▶ **What is expected**
Leave the pictures out, and retype all of the material exactly as written.

--- BEGIN ---

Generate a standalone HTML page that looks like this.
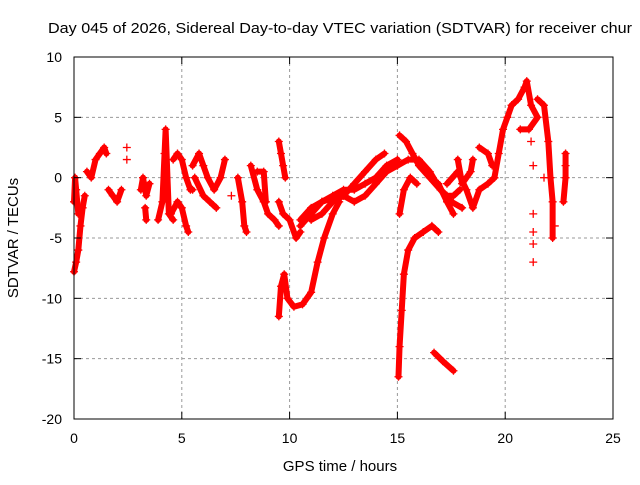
<!DOCTYPE html>
<html><head><meta charset="utf-8"><style>
body{margin:0;background:#fff;}
svg text{font-family:"Liberation Sans",sans-serif;}
</style></head><body>
<svg id="chart" width="640" height="480" xmlns="http://www.w3.org/2000/svg">
<rect width="640" height="480" fill="#fff"/>
<g id="grid"></g>
<g id="marks"></g>
<rect x="74" y="57" width="539" height="362" fill="none" stroke="#000" stroke-width="1"/>
<g id="ticks"></g>
<text x="48" y="33" font-size="15" textLength="584" lengthAdjust="spacingAndGlyphs">Day 045 of 2026, Sidereal Day-to-day VTEC variation (SDTVAR) for receiver chur</text>
<text x="340" y="471" font-size="15" text-anchor="middle">GPS time / hours</text>
<text x="0" y="0" font-size="15" text-anchor="middle" transform="translate(18,238) rotate(-90)">SDTVAR / TECUs</text>
</svg>
<script>
const xTicks=[0,5,10,15,20,25];
const yTicks=[-20,-15,-10,-5,0,5,10];
const tracks=[
[[0,-7.8],[0.1,-7],[0.2,-6],[0.3,-4],[0.4,-2.5],[0.5,-1.5]],
[[0,-2],[0.05,0],[0.1,-1],[0.2,-3]],
[[0.6,0.5],[0.8,0],[1.0,1.5],[1.2,2],[1.4,2.5],[1.5,2]],
[[1.6,-1],[1.8,-1.5],[2.0,-2],[2.2,-1]],
[[3.1,-1],[3.2,0],[3.35,-1.5],[3.5,-0.5]],
[[3.3,-2.5],[3.35,-3.5]],
[[3.9,-3.5],[4.1,-2],[4.2,2],[4.25,4],[4.4,-3],[4.6,-3.5]],
[[4.6,1.5],[4.8,2],[5.0,1.5],[5.2,0],[5.4,-1],[5.5,-1]],
[[4.5,-3],[4.8,-2],[5.0,-2.5],[5.2,-4],[5.3,-4.5]],
[[5.5,1],[5.8,2],[6.0,1],[6.2,0],[6.5,-1],[6.8,0],[7.0,1.5]],
[[5.6,0],[6.0,-1.5],[6.3,-2],[6.6,-2.5]],
[[7.6,0],[7.8,-2],[7.9,-4],[8.0,-4.5]],
[[8.2,1],[8.5,-1],[8.8,-2],[9.0,-3],[9.3,-3.5],[9.5,-4]],
[[8.5,0.5],[8.8,0.5],[8.9,-2]],
[[9.5,-2],[9.7,-3],[10.0,-3.5],[10.3,-5],[10.5,-4.5]],
[[9.5,3],[9.6,2],[9.7,1],[9.8,0]],
[[9.5,-11.5],[9.6,-9],[9.75,-8],[9.9,-10],[10.2,-10.7],[10.6,-10.5],[11,-9.5],[11.3,-7],[11.6,-5],[12,-3],[12.3,-2]],
[[10.5,-4],[11,-3],[11.5,-2],[12,-1.5],[12.5,-1],[13,-1],[13.5,-0.5],[14,0],[14.5,1],[15,1.5]],
[[11,-3.5],[11.5,-3],[12,-2],[12.5,-1.5],[13,-0.5],[13.5,0.5],[14,1.5],[14.4,2]],
[[10.5,-3.5],[11,-2.5],[11.5,-2],[12,-1.7],[12.5,-1.5],[13,-2],[13.5,-1.5],[14,-0.5],[14.5,0.5],[15,1]],
[[15.1,3.5],[15.4,3],[15.7,2],[16,1],[16.5,0],[17,-1],[17.3,-1.5],[17.6,-1.5],[17.9,-1]],
[[15.1,-3],[15.3,-1],[15.6,0],[15.9,-0.5]],
[[15,1],[15.5,1.5],[16,1.5],[16.5,0.5],[17,-1],[17.5,-2],[18,-2.5]],
[[15.05,-16.5],[15.1,-14],[15.2,-11],[15.3,-8],[15.5,-6],[15.8,-5],[16.2,-4.5],[16.6,-4],[16.9,-4.5]],
[[16.7,-14.5],[17.1,-15.2],[17.6,-16]],
[[16.9,-0.5],[17.3,-2],[17.6,-3]],
[[17.3,-0.5],[17.8,0.5],[18.2,-1],[18.5,-2.5],[18.8,-1],[19.2,-0.5],[19.5,0]],
[[17.8,1.5],[18,-0.5],[18.4,0.5],[18.5,1.5]],
[[18.8,2.5],[19.2,2],[19.4,1]],
[[19.5,0],[19.7,2],[19.9,4],[20.1,5],[20.3,6]],
[[20.3,6],[20.6,6.5],[20.9,7.5],[21.0,8],[21.2,6],[21.5,5],[21.1,4],[20.7,4]],
[[21.5,6.5],[21.8,6],[22,3],[22.1,0],[22.2,-2],[22.2,-5]],
[[22.8,2],[22.8,0],[22.7,-2]]
];
const sparse=[[2.45,2.5],[2.45,1.5],[21.2,3],[21.3,1],[21.3,-3],[21.3,-4.5],[21.3,-5.5],[21.3,-7],[21.8,0],[22.3,-4],[22.8,1],[7.3,-1.5]];
const NS="http://www.w3.org/2000/svg";
const X=t=>74+t*539/25, Y=v=>57+(10-v)*362/30;
const grid=document.getElementById('grid'),ticks=document.getElementById('ticks'),marks=document.getElementById('marks');
function mk(tag,a,p){const e=document.createElementNS(NS,tag);for(const k in a)e.setAttribute(k,a[k]);p.appendChild(e);return e;}
xTicks.forEach(t=>{
 if(t>0&&t<25){const g=mk('line',{x1:X(t),x2:X(t),y1:57,y2:419,stroke:'#999','stroke-dasharray':'3,3'},grid);
 
 }
 mk('line',{x1:X(t),x2:X(t),y1:419,y2:412,stroke:'#000'},ticks);
 mk('line',{x1:X(t),x2:X(t),y1:57,y2:64,stroke:'#000'},ticks);
 const tx=mk('text',{x:X(t),y:443,'font-size':14,'text-anchor':'middle'},ticks);tx.textContent=t;
 
 
});
yTicks.forEach(v=>{
 if(v>-20&&v<10){const g=mk('line',{x1:74,x2:613,y1:Y(v),y2:Y(v),stroke:'#999','stroke-dasharray':'3,3'},grid);
 
 }
 mk('line',{x1:74,x2:81,y1:Y(v),y2:Y(v),stroke:'#000'},ticks);
 mk('line',{x1:613,x2:606,y1:Y(v),y2:Y(v),stroke:'#000'},ticks);
 const tx=mk('text',{x:62,y:Y(v)+5,'font-size':14,'text-anchor':'end'},ticks);tx.textContent=v;
 
 
});
function plus(t,v){mk('path',{d:`M${X(t)-4},${Y(v)}h8M${X(t)},${Y(v)-4}v8`,stroke:'#f00','stroke-width':1.3,fill:'none'},marks);}
tracks.forEach(tr=>{
 const pl=mk('polyline',{points:tr.map(p=>X(p[0])+','+Y(p[1])).join(' '),fill:'none',stroke:'#f00','stroke-width':6,'stroke-linejoin':'round','stroke-linecap':'round'},marks);
 
 
 tr.forEach(p=>plus(p[0],p[1]));
});
sparse.forEach(p=>plus(p[0],p[1]));
</script>
</body></html>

--- END ---

▶ **Written solution**
Generate a standalone HTML page that looks like this.
<!DOCTYPE html>
<html><head><meta charset="utf-8"><style>
body{margin:0;background:#fff;}
svg text{font-family:"Liberation Sans",sans-serif;}
</style></head><body>
<svg id="chart" width="640" height="480" xmlns="http://www.w3.org/2000/svg">
<rect width="640" height="480" fill="#fff"/>
<g id="grid"></g>
<g id="marks"></g>
<rect x="74" y="57" width="539" height="362" fill="none" stroke="#000" stroke-width="1"/>
<g id="ticks"></g>
<text x="48" y="33" font-size="15" textLength="584" lengthAdjust="spacingAndGlyphs">Day 045 of 2026, Sidereal Day-to-day VTEC variation (SDTVAR) for receiver chur</text>
<text x="340" y="471" font-size="15" text-anchor="middle">GPS time / hours</text>
<text x="0" y="0" font-size="15" text-anchor="middle" transform="translate(18,238) rotate(-90)">SDTVAR / TECUs</text>
</svg>
<script>
const xTicks=[0,5,10,15,20,25];
const yTicks=[-20,-15,-10,-5,0,5,10];
const tracks=[
[[0,-7.8],[0.1,-7],[0.2,-6],[0.3,-4],[0.4,-2.5],[0.5,-1.5]],
[[0,-2],[0.05,0],[0.1,-1],[0.2,-3]],
[[0.6,0.5],[0.8,0],[1.0,1.5],[1.2,2],[1.4,2.5],[1.5,2]],
[[1.6,-1],[1.8,-1.5],[2.0,-2],[2.2,-1]],
[[3.1,-1],[3.2,0],[3.35,-1.5],[3.5,-0.5]],
[[3.3,-2.5],[3.35,-3.5]],
[[3.9,-3.5],[4.1,-2],[4.2,2],[4.25,4],[4.4,-3],[4.6,-3.5]],
[[4.6,1.5],[4.8,2],[5.0,1.5],[5.2,0],[5.4,-1],[5.5,-1]],
[[4.5,-3],[4.8,-2],[5.0,-2.5],[5.2,-4],[5.3,-4.5]],
[[5.5,1],[5.8,2],[6.0,1],[6.2,0],[6.5,-1],[6.8,0],[7.0,1.5]],
[[5.6,0],[6.0,-1.5],[6.3,-2],[6.6,-2.5]],
[[7.6,0],[7.8,-2],[7.9,-4],[8.0,-4.5]],
[[8.2,1],[8.5,-1],[8.8,-2],[9.0,-3],[9.3,-3.5],[9.5,-4]],
[[8.5,0.5],[8.8,0.5],[8.9,-2]],
[[9.5,-2],[9.7,-3],[10.0,-3.5],[10.3,-5],[10.5,-4.5]],
[[9.5,3],[9.6,2],[9.7,1],[9.8,0]],
[[9.5,-11.5],[9.6,-9],[9.75,-8],[9.9,-10],[10.2,-10.7],[10.6,-10.5],[11,-9.5],[11.3,-7],[11.6,-5],[12,-3],[12.3,-2]],
[[10.5,-4],[11,-3],[11.5,-2],[12,-1.5],[12.5,-1],[13,-1],[13.5,-0.5],[14,0],[14.5,1],[15,1.5]],
[[11,-3.5],[11.5,-3],[12,-2],[12.5,-1.5],[13,-0.5],[13.5,0.5],[14,1.5],[14.4,2]],
[[10.5,-3.5],[11,-2.5],[11.5,-2],[12,-1.7],[12.5,-1.5],[13,-2],[13.5,-1.5],[14,-0.5],[14.5,0.5],[15,1]],
[[15.1,3.5],[15.4,3],[15.7,2],[16,1],[16.5,0],[17,-1],[17.3,-1.5],[17.6,-1.5],[17.9,-1]],
[[15.1,-3],[15.3,-1],[15.6,0],[15.9,-0.5]],
[[15,1],[15.5,1.5],[16,1.5],[16.5,0.5],[17,-1],[17.5,-2],[18,-2.5]],
[[15.05,-16.5],[15.1,-14],[15.2,-11],[15.3,-8],[15.5,-6],[15.8,-5],[16.2,-4.5],[16.6,-4],[16.9,-4.5]],
[[16.7,-14.5],[17.1,-15.2],[17.6,-16]],
[[16.9,-0.5],[17.3,-2],[17.6,-3]],
[[17.3,-0.5],[17.8,0.5],[18.2,-1],[18.5,-2.5],[18.8,-1],[19.2,-0.5],[19.5,0]],
[[17.8,1.5],[18,-0.5],[18.4,0.5],[18.5,1.5]],
[[18.8,2.5],[19.2,2],[19.4,1]],
[[19.5,0],[19.7,2],[19.9,4],[20.1,5],[20.3,6]],
[[20.3,6],[20.6,6.5],[20.9,7.5],[21.0,8],[21.2,6],[21.5,5],[21.1,4],[20.7,4]],
[[21.5,6.5],[21.8,6],[22,3],[22.1,0],[22.2,-2],[22.2,-5]],
[[22.8,2],[22.8,0],[22.7,-2]]
];
const sparse=[[2.45,2.5],[2.45,1.5],[21.2,3],[21.3,1],[21.3,-3],[21.3,-4.5],[21.3,-5.5],[21.3,-7],[21.8,0],[22.3,-4],[22.8,1],[7.3,-1.5]];
const NS="http://www.w3.org/2000/svg";
const X=t=>74+t*539/25, Y=v=>57+(10-v)*362/30;
const grid=document.getElementById('grid'),ticks=document.getElementById('ticks'),marks=document.getElementById('marks');
function mk(tag,a,p){const e=document.createElementNS(NS,tag);for(const k in a)e.setAttribute(k,a[k]);p.appendChild(e);return e;}
xTicks.forEach(t=>{
 if(t>0&&t<25){const g=mk('line',{x1:X(t),x2:X(t),y1:57,y2:419,stroke:'#999','stroke-dasharray':'3,3'},grid);
 
 }
 mk('line',{x1:X(t),x2:X(t),y1:419,y2:412,stroke:'#000'},ticks);
 mk('line',{x1:X(t),x2:X(t),y1:57,y2:64,stroke:'#000'},ticks);
 const tx=mk('text',{x:X(t),y:443,'font-size':14,'text-anchor':'middle'},ticks);tx.textContent=t;
 
 
});
yTicks.forEach(v=>{
 if(v>-20&&v<10){const g=mk('line',{x1:74,x2:613,y1:Y(v),y2:Y(v),stroke:'#999','stroke-dasharray':'3,3'},grid);
 
 }
 mk('line',{x1:74,x2:81,y1:Y(v),y2:Y(v),stroke:'#000'},ticks);
 mk('line',{x1:613,x2:606,y1:Y(v),y2:Y(v),stroke:'#000'},ticks);
 const tx=mk('text',{x:62,y:Y(v)+5,'font-size':14,'text-anchor':'end'},ticks);tx.textContent=v;
 
 
});
function plus(t,v){mk('path',{d:`M${X(t)-4},${Y(v)}h8M${X(t)},${Y(v)-4}v8`,stroke:'#f00','stroke-width':1.3,fill:'none'},marks);}
tracks.forEach(tr=>{
 const pl=mk('polyline',{points:tr.map(p=>X(p[0])+','+Y(p[1])).join(' '),fill:'none',stroke:'#f00','stroke-width':6,'stroke-linejoin':'round','stroke-linecap':'round'},marks);
 
 
 tr.forEach(p=>plus(p[0],p[1]));
});
sparse.forEach(p=>plus(p[0],p[1]));
</script>
</body></html>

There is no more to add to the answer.